## Given data
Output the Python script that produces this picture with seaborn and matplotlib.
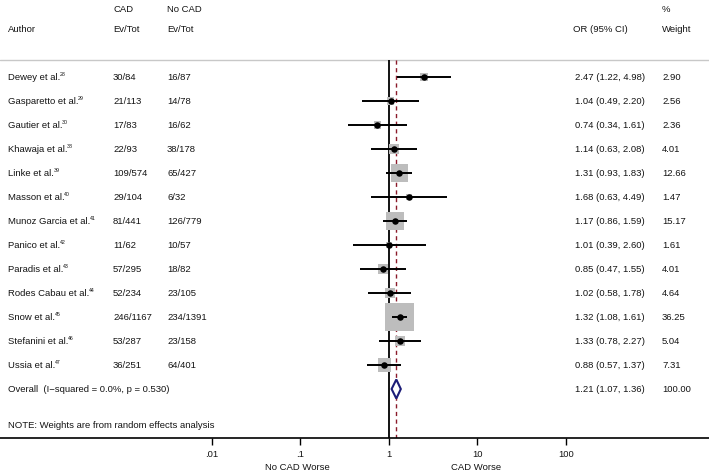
import numpy as np
import pandas as pd
import matplotlib
matplotlib.use("Agg")
import matplotlib.pyplot as plt
import seaborn as sns

authors = ["Dewey et al.", "Gasparetto et al.", "Gautier et al.", "Khawaja et al.",
           "Linke et al.", "Masson et al.", "Munoz Garcia et al.", "Panico et al.",
           "Paradis et al.", "Rodes Cabau et al.", "Snow et al.", "Stefanini et al.",
           "Ussia et al."]
refs = ["28", "29", "30", "38", "39", "40", "41", "42", "43", "44", "45", "46", "47"]
cad = ["30/84", "21/113", "17/83", "22/93", "109/574", "29/104", "81/441", "11/62",
       "57/295", "52/234", "246/1167", "53/287", "36/251"]
nocad = ["16/87", "14/78", "16/62", "38/178", "65/427", "6/32", "126/779", "10/57",
         "18/82", "23/105", "234/1391", "23/158", "64/401"]
odds = [2.47, 1.04, 0.74, 1.14, 1.31, 1.68, 1.17, 1.01, 0.85, 1.02, 1.32, 1.33, 0.88]
lo = [1.22, 0.49, 0.34, 0.63, 0.93, 0.63, 0.86, 0.39, 0.47, 0.58, 1.08, 0.78, 0.57]
hi = [4.98, 2.20, 1.61, 2.08, 1.83, 4.49, 1.59, 2.60, 1.55, 1.78, 1.61, 2.27, 1.37]
weight = [2.90, 2.56, 2.36, 4.01, 12.66, 1.47, 15.17, 1.61, 4.01, 4.64, 36.25, 5.04, 7.31]
overall_or, overall_lo, overall_hi = 1.21, 1.07, 1.36
overall_label = "Overall  (I\u2212squared = 0.0%, p = 0.530)"
xticks = [0.01, 0.1, 1, 10, 100]
xticklabels = [".01", ".1", "1", "10", "100"]

df = pd.DataFrame({"author": authors, "or": odds, "lo": lo, "hi": hi,
                   "weight": weight})
df["row"] = np.arange(len(df))
overall_row = len(df)

sns.set_style("white")
plt.rcParams["font.family"] = ["Liberation Sans", "DejaVu Sans"]

W, H = 709, 474
fig = plt.figure(figsize=(W / 100, H / 100), dpi=100)
axis_px = 437.5
ax = fig.add_axes([0, (H - axis_px) / H, 1, axis_px / H])

r0, step = 77.0, 24.0
def prow(p):
    return (p - r0) / step

ax.set_xscale("log")
dec = 88.5
ax.set_xlim(10 ** (-389 / dec), 10 ** ((W - 389) / dec))
ax.set_ylim(prow(axis_px), prow(0))

txt = "#141414"
fs = 6.8

sep = prow(59.5)
ax.axhline(sep, color="#c8c8c8", lw=1.0, zorder=1)
ax.vlines(1, sep, prow(axis_px), color="black", lw=1.3, zorder=2)
ax.vlines(overall_or, sep, prow(axis_px), color="#8b1a2a", lw=1.0,
          linestyles=(0, (3, 2.5)), zorder=2)

smax = (29 / 1.389) ** 2
sns.scatterplot(data=df, x="or", y="row", size="weight", sizes=(0, smax),
                size_norm=(0, max(weight)), marker="s", color="#bdbdbd",
                linewidth=0, legend=False, ax=ax, zorder=3)
ax.hlines(df["row"], df["lo"], df["hi"], color="black", lw=1.4, zorder=4)
sns.scatterplot(data=df, x="or", y="row", s=22, color="black", linewidth=0,
                legend=False, ax=ax, zorder=5)

hh = 9.5 / step
ax.fill([overall_lo, overall_or, overall_hi, overall_or],
        [overall_row, overall_row - hh, overall_row, overall_row + hh],
        facecolor="white", edgecolor="#1c1c78", lw=1.5, zorder=5)

for s in ["top", "left", "right"]:
    ax.spines[s].set_visible(False)
ax.spines["bottom"].set_color("black")
ax.spines["bottom"].set_linewidth(1.2)
ax.set_xticks(xticks)
ax.set_xticklabels(xticklabels, fontsize=fs, color=txt)
ax.xaxis.set_minor_locator(matplotlib.ticker.NullLocator())
ax.tick_params(axis="x", direction="out", length=5, width=1, color="black",
               pad=4, bottom=True)
ax.set_yticks([])
ax.set_xlabel("")
ax.set_ylabel("")

tr = ax.get_yaxis_transform()
def col(px):
    return px / W

def put(x, y, s):
    return ax.text(col(x), y, s, transform=tr, fontsize=fs, color=txt, va="center")

hy1, hy2 = prow(10), prow(30)
put(113, hy1, "CAD")
put(167, hy1, "No CAD")
put(662, hy1, "%")
put(8, hy2, "Author")
put(113, hy2, "Ev/Tot")
put(167, hy2, "Ev/Tot")
put(573, hy2, "OR (95% CI)")
put(662, hy2, "Weight")

name_texts = []
for i in range(len(df)):
    name_texts.append(put(8, i, authors[i]))
    put(113, i, cad[i])
    put(167, i, nocad[i])
    put(575, i, f"{odds[i]:.2f} ({lo[i]:.2f}, {hi[i]:.2f})")
    put(662, i, f"{weight[i]:.2f}")

# superscript references placed right after author names
fig.canvas.draw()
renderer = fig.canvas.get_renderer()
for i, t in enumerate(name_texts):
    bb = t.get_window_extent(renderer)
    xa = ax.transAxes.inverted().transform((bb.x1 - 0.5, 0))[0]
    ax.text(xa, i - 0.11, refs[i], transform=tr, fontsize=fs * 0.55,
            color=txt, va="center")

put(8, overall_row, overall_label)
put(575, overall_row, f"{overall_or:.2f} ({overall_lo:.2f}, {overall_hi:.2f})")
put(662, overall_row, "100.00")
put(8, prow(426), "NOTE: Weights are from random effects analysis")

fig.text(297 / W, 1 - 467 / H, "No CAD Worse", fontsize=fs, color=txt,
         ha="center", va="center")
fig.text(476 / W, 1 - 467 / H, "CAD Worse", fontsize=fs, color=txt,
         ha="center", va="center")

fig.savefig("out.png", dpi=100)
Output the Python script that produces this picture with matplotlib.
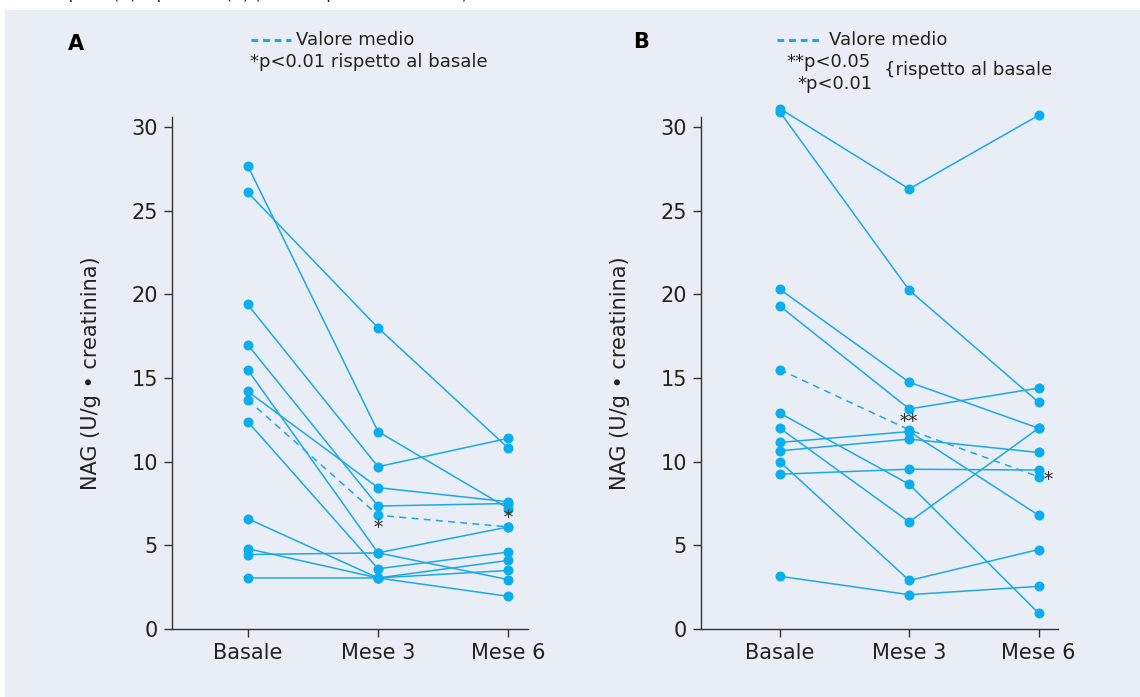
import numpy as np
import matplotlib
matplotlib.use("Agg")
import matplotlib.pyplot as plt
from matplotlib.patches import Rectangle
from matplotlib.lines import Line2D

# Data (NAG, U/g creatinina)
tempi = ['Basale', 'Mese 3', 'Mese 6']

# Panel A: one row per patient (Basale, Mese 3, Mese 6)
nag_a = [
    [27.7, 11.8, 7.2],
    [26.1, 18.0, 10.8],
    [19.4, 9.7, 11.4],
    [17.0, 7.35, 7.5],
    [15.5, 4.55, 6.1],
    [14.2, 8.45, 7.6],
    [12.4, 3.6, 4.6],
    [6.6, 3.05, 1.95],
    [4.8, 3.05, 3.5],
    [4.45, 4.55, 2.95],
    [3.05, 3.05, 4.1],
]
media_a = [13.7, 6.8, 6.1]

# Panel B
nag_b = [
    [31.1, 26.3, 30.7],
    [30.9, 20.25, 13.55],
    [20.3, 14.75, 12.0],
    [19.3, 13.15, 14.4],
    [12.9, 8.65, 0.95],
    [12.0, 6.4, 12.0],
    [11.15, 11.8, 6.8],
    [10.65, 11.35, 10.55],
    [10.0, 2.9, 4.75],
    [9.25, 9.55, 9.5],
    [3.15, 2.05, 2.55],
]
media_b = [15.5, 11.9, 9.1]

yticks = [0, 5, 10, 15, 20, 25, 30]

# Style
bg = '#E9EDF5'
c_line = '#1DA9E1'
c_mark = '#0BAEEC'
c_axis = '#333333'

fig = plt.figure(figsize=(11.4, 6.97), dpi=100, facecolor='white')
fig.patches.append(Rectangle((5 / 1140, 0), 1, 1 - 10 / 697, transform=fig.transFigure,
                             facecolor=bg, edgecolor='none', zorder=-10))

# caption of the page above, cut off at the top edge (only descenders show)
fig.text(32 / 1140, 1 + 1.5 / 697,
         'Campioni (A) e pazienti (B) (dati nel periodo di studio)',
         fontsize=11.5, color='#222222', va='baseline', ha='left')


def draw_panel(ax, dati, media, xlim):
    x = np.arange(len(tempi))
    ax.set_facecolor('none')
    for serie in dati:
        ax.plot(x, serie, color=c_line, lw=1.1, marker='o', ms=6.2,
                mfc=c_mark, mec=c_mark, zorder=3, clip_on=False)
    ax.plot(x, media, color=c_line, lw=1.1, ls=(0, (4.5, 3.5)), marker='o', ms=6.2,
            mfc=c_mark, mec=c_mark, zorder=3, clip_on=False)
    ax.set_xlim(*xlim)
    ax.set_ylim(0, 30.6)
    ax.set_xticks(x)
    ax.set_xticklabels(tempi)
    ax.set_yticks(yticks)
    for s in ['top', 'right']:
        ax.spines[s].set_visible(False)
    for s in ['left', 'bottom']:
        ax.spines[s].set_color(c_axis)
        ax.spines[s].set_linewidth(1.0)
    ax.tick_params(axis='both', direction='out', length=6, width=1.0, color=c_axis,
                   labelsize=15, labelcolor='#222222', pad=4)
    ax.set_ylabel('NAG (U/g • creatinina)', fontsize=15, color='#222222', labelpad=22)


ax_a = fig.add_axes([172 / 1140, 68 / 697, 356 / 1140, 512 / 697])
draw_panel(ax_a, nag_a, media_a, (-0.58, 2.15))
ax_b = fig.add_axes([701 / 1140, 68 / 697, 357 / 1140, 512 / 697])
draw_panel(ax_b, nag_b, media_b, (-0.61, 2.15))

# asterisks
ast = dict(fontsize=13, color='#333333', ha='center', va='center', family='DejaVu Serif')
ax_a.annotate('*', (1, media_a[1]), xytext=(0, -9), textcoords='offset points', **ast)
ax_a.annotate('*', (2, media_a[2]), xytext=(0, 6.5), textcoords='offset points', **ast)
ax_b.annotate('**', (1, media_b[1]), xytext=(0, 6), textcoords='offset points', **ast)
ax_b.annotate('*', (2, media_b[2]), xytext=(7, -2), textcoords='offset points', **ast)

# panel letters and legends
fig.text(76 / 1140, 1 - 44 / 697, 'A', fontsize=15, fontweight='bold', ha='center', va='center')
fig.text(641 / 1140, 1 - 42 / 697, 'B', fontsize=15, fontweight='bold', ha='center', va='center')

leg_kw = dict(transform=fig.transFigure, color=c_line, lw=2.2, ls=(0, (2.2, 1.6)))
fig.add_artist(Line2D([251 / 1140, 291 / 1140], [1 - 40 / 697] * 2, **leg_kw))
fig.add_artist(Line2D([777 / 1140, 822 / 1140], [1 - 40 / 697] * 2, **leg_kw))

tx = dict(fontsize=13, color='#222222', va='center', ha='left')
fig.text(296 / 1140, 1 - 40 / 697, 'Valore medio', **tx)
fig.text(250 / 1140, 1 - 62 / 697, '*p<0.01 rispetto al basale', **tx)
fig.text(829 / 1140, 1 - 40 / 697, 'Valore medio', **tx)
fig.text(786 / 1140, 1 - 62 / 697, '**p<0.05', **tx)
fig.text(797 / 1140, 1 - 84 / 697, '*p<0.01', **tx)
fig.text(884 / 1140, 1 - 70 / 697, '{rispetto al basale', **tx)

fig.savefig('out.png', dpi=100, facecolor=fig.get_facecolor())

## Exercise details
Only the stretch from the line with "picture with matplotlib." through the line with "fontsize=11.5, color='#222222', va='baseline', ha='left')" should be copied, exactly and with both ends. Drop the pictures.

## Worked answer
Output the Python script that produces this picture with matplotlib.
import numpy as np
import matplotlib
matplotlib.use("Agg")
import matplotlib.pyplot as plt
from matplotlib.patches import Rectangle
from matplotlib.lines import Line2D

# Data (NAG, U/g creatinina)
tempi = ['Basale', 'Mese 3', 'Mese 6']

# Panel A: one row per patient (Basale, Mese 3, Mese 6)
nag_a = [
    [27.7, 11.8, 7.2],
    [26.1, 18.0, 10.8],
    [19.4, 9.7, 11.4],
    [17.0, 7.35, 7.5],
    [15.5, 4.55, 6.1],
    [14.2, 8.45, 7.6],
    [12.4, 3.6, 4.6],
    [6.6, 3.05, 1.95],
    [4.8, 3.05, 3.5],
    [4.45, 4.55, 2.95],
    [3.05, 3.05, 4.1],
]
media_a = [13.7, 6.8, 6.1]

# Panel B
nag_b = [
    [31.1, 26.3, 30.7],
    [30.9, 20.25, 13.55],
    [20.3, 14.75, 12.0],
    [19.3, 13.15, 14.4],
    [12.9, 8.65, 0.95],
    [12.0, 6.4, 12.0],
    [11.15, 11.8, 6.8],
    [10.65, 11.35, 10.55],
    [10.0, 2.9, 4.75],
    [9.25, 9.55, 9.5],
    [3.15, 2.05, 2.55],
]
media_b = [15.5, 11.9, 9.1]

yticks = [0, 5, 10, 15, 20, 25, 30]

# Style
bg = '#E9EDF5'
c_line = '#1DA9E1'
c_mark = '#0BAEEC'
c_axis = '#333333'

fig = plt.figure(figsize=(11.4, 6.97), dpi=100, facecolor='white')
fig.patches.append(Rectangle((5 / 1140, 0), 1, 1 - 10 / 697, transform=fig.transFigure,
                             facecolor=bg, edgecolor='none', zorder=-10))

# caption of the page above, cut off at the top edge (only descenders show)
fig.text(32 / 1140, 1 + 1.5 / 697,
         'Campioni (A) e pazienti (B) (dati nel periodo di studio)',
         fontsize=11.5, color='#222222', va='baseline', ha='left')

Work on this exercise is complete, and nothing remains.